A daughter lies, beaten and dying in the desert. A mother searches frantically for her missing daughter. In Hilary Bettis’ The Ghosts of Lote Bravo, Juanda plays the role of the heroic mother searching courageously for her missing and brutalized daughter, Raquel. But as the truth-teller, La Santa Muerte states, “There’s no such thing as villains and heroes. Only those lost in the desert” (49). Bettis uses La Santa Muerte, who represents the middle ground between right and wrong, to expose Juanda’s role in Raquel’s demise and to create an unsympathetic moment for an initially sympathetic character.

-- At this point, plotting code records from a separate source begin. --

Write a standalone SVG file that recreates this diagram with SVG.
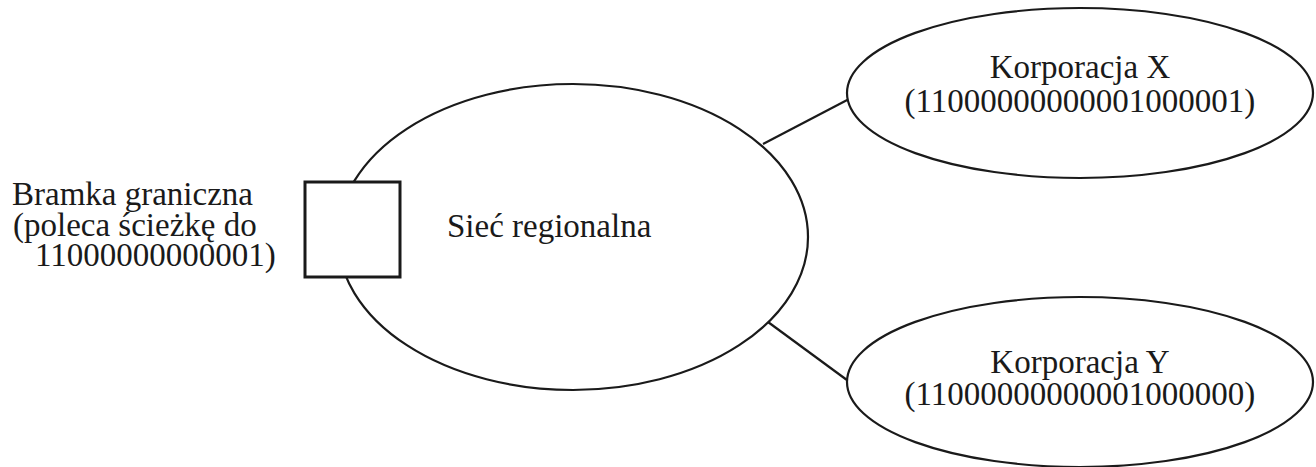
<svg xmlns="http://www.w3.org/2000/svg" width="1316" height="467" viewBox="0 0 1316 467">
  <style>
    .shape { fill: #ffffff; stroke: #1a1a1a; stroke-width: 2.2; }
    .box { fill: #ffffff; stroke: #1a1a1a; stroke-width: 3; }
    .link { stroke: #1a1a1a; stroke-width: 2.2; fill: none; }
    text { font-family: "Liberation Serif", "Times New Roman", serif; font-size: 33px; fill: #1a1a1a; }
    .mid { text-anchor: middle; }
  </style>
  <rect width="1316" height="467" fill="#ffffff"/>

  <!-- links between the regional network and the corporations -->
  <g id="connectors">
    <line class="link" x1="763" y1="144" x2="851" y2="98"/>
    <line class="link" x1="768" y1="322" x2="851" y2="383"/>
  </g>

  <g id="siec-regionalna">
    <ellipse class="shape" cx="573" cy="237" rx="235" ry="153"/>
    <text x="447" y="237">Sieć regionalna</text>
  </g>

  <g id="bramka">
    <rect class="box" x="305" y="182" width="95" height="95"/>
    <text x="12" y="205">Bramka graniczna</text>
    <text x="13" y="236">(poleca ścieżkę do</text>
    <text x="35" y="266">11000000000001)</text>
  </g>

  <g id="korporacja-x">
    <ellipse class="shape" cx="1080" cy="93" rx="233" ry="85"/>
    <text class="mid" x="1080" y="78">Korporacja X</text>
    <text class="mid" x="1080" y="112">(11000000000001000001)</text>
  </g>

  <g id="korporacja-y">
    <ellipse class="shape" cx="1080" cy="382" rx="233" ry="85"/>
    <text class="mid" x="1080" y="373">Korporacja Y</text>
    <text class="mid" x="1080" y="405">(11000000000001000000)</text>
  </g>
</svg>
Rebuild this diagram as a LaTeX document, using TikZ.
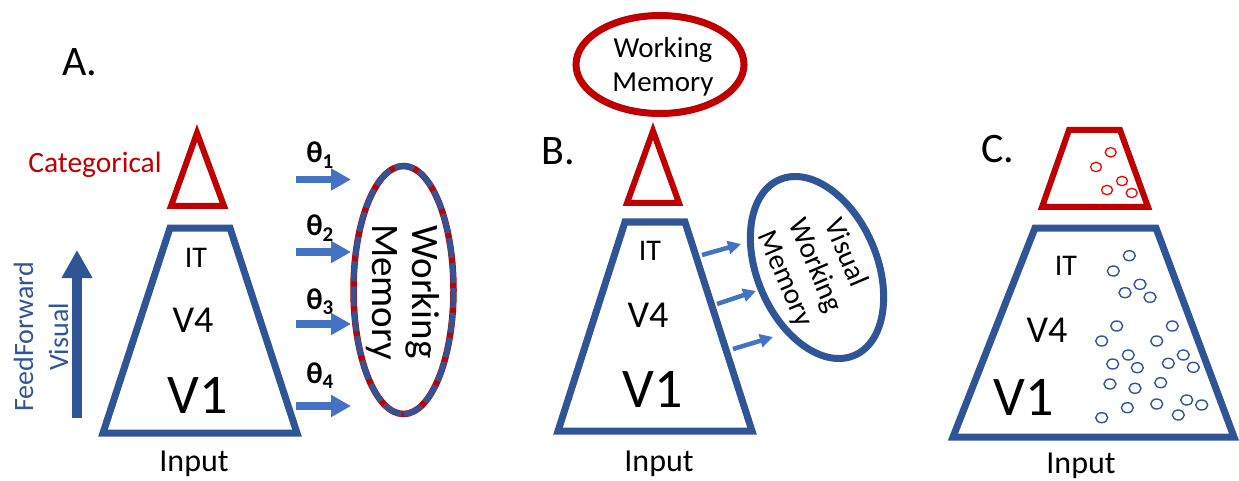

Juanda’s desperation to find Raquel consumes her opening line: “RAQUEL! MI TORO BRAVO! WHERE ARE YOU? WHERE ARE YOU!” (49). Her cry in the desert is the first depiction of her desperation, but Juanda’s anguish begins with a fruitless interaction with the Lote Bravo police. Police officers, Roberto and Pedro, not yet exposed for their involvement in Raquel’s disappearance, offer to write up a missing persons report but do nothing further. Recovering missing bottles of añejo preoccupies their daily duties.
With no official help in sight, Juanda seeks the guidance of La Santa Muerte (a saint she doesn’t believe in and even looks down upon). Camille, a coworker at La Maquiladora, assures La Santa Muerte will listen to and respond to Juanda’s prayers unlike the Holy Virgin, since she “sees all of humanity as equal no matter the mistakes one has made” (51). Considering Juanda’s ignorance of Raquel’s nocturnal excursions or the “mistakes” leading up to her disappearance, she reluctantly places her faith in “The idol trash of Monsters and Ghosts” (51).
Her desperate pleas to the police and placing her trust in La Santa Muerte, make Juanda a sympathetic character. She takes down her beloved religious icon, the Holy Virgin, whilst stealing a bottle of añejo to offer La Santa Muerte in exchange for help. Juanda exhibits motherly behavior in the course of the frenzied search of her daughter — she makes sacrifices.
Ironically, these sacrifices disguise the greatest one of all: Raquel. As La Santa Muerte shows Juanda the events leading up to Raquel’s brutalization, she learns that Raquel resorted to prostitution to financially support the family. Juanda doesn’t flinch, deep down knowing this was a possibility. She confesses to La Santa Muerte, “I…My daughter’s blood is on my hands. I sent her out on the streets. I knew how to feed us the moment I saw that red shirt. I’ve sacrificed everything for nothing” (60). Juanda pressured Raquel to help the family in any way she could, even buying provocative attire to attract the men of Lote Bravo. The family may have needed Raquel’s illicit income, but it came at the ultimate price.
In this moment, Juanda is revealed as complicit in her daughter’s death. She’s not just a mother in anguish but someone responsible for her daughter’s demise, subverting the notion of a caring mother. But in Lote Bravo, nothing is simple or black and white as La Santa Muerte proves. Morally ambiguous characters exist — that’s reality. Juanda may have pushed her daughter into the night, but poverty is the real driving force here. Raquel never returns. She’s a victim of the cyclical violence perpetuated against women, especially the young women of Lote Bravo.
Instead of solely blaming Juanda, blame should also fall on systems which oppress people in poverty, forcing them to make agonizing decisions. How can anyone be the perfect mother in a world of hunger, corruption, and survival? Juanda left her daughter behind as a pink cross in the desert. Raquel will live on as the brave bull who saved her family and serves as a testament to the sacrifices women make to survive their realities.